Formed in 1999 as a duo of female guitarist Pirako Kurenai and male guitarist Kageo, Suishou no Fune have been making some of the most charmingly chaotic dream music coming out of Japan. Their sound contains subcutaneous elements of no-wave energy mixed with psychedelic rock à la early Fushitsusha or Kousokuya. Other songs approach balladry with oddly beautiful twinned vocals and distorted guitars. They have performed around Tokyo with a list of people who could succinctly be described as everybody and were even invited to play Scotland’s Weekend festival in 2005.

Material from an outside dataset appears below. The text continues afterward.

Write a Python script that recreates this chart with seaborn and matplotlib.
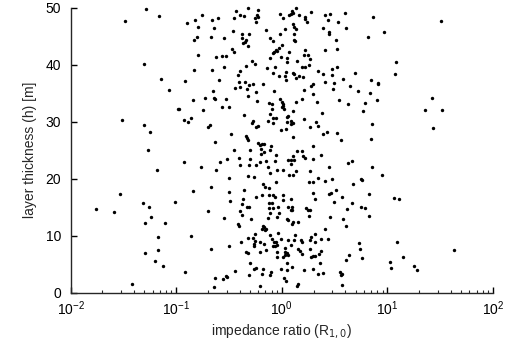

“The group’s sound runs from massively distended nod-outs that recall parts of the first Fushitsusha album through weird duo tracks that orbit a parallel universe where late-period John Fahey was the prime influence on Charalambides, infernal Dead C/Gate style guitar abuse and achingly beautiful comedown ballads. The twin vocalists are massively different in their approach, with Pirako singing in a high wayward style that's all throat and no lungs while Kageo works from the other end of the pipes with a ripped Father Yod/Jim Morrison/Keiji Haino polyglot. Simply one of the greatest out-of-nowhere groups to come out of the Tokyo underground in years and the undisputed stars of PSF’s recent Tokyo Flashback 5 compilation.”—Volcanic Tongue
Suishou no Fune originated in Tokyo's fertile psychedelic scene. After landing a spot on PSF's Tokyo Flashback 5 and releasing Where the Spirits Are in 2006, the group ventured out from Japan and took every opportunity to play across the United States and Europe. During one of these trips in the spring of 2007, the group-- down to the crucial duo of Pirako and Kurenai-- went into a recording studio for a few days and laid down eight massive new tracks. Two tracks, chosen by the group—"Becoming a Flower" and "Till We Meet Again"—appear on this special vinyl edition. Much about Suishou no Fune has had to do with volume, but this new set of duets adds forays into starker songwriting and a languid serenity that works to make one feel as if it were necessary to hold one's breath through the entire album.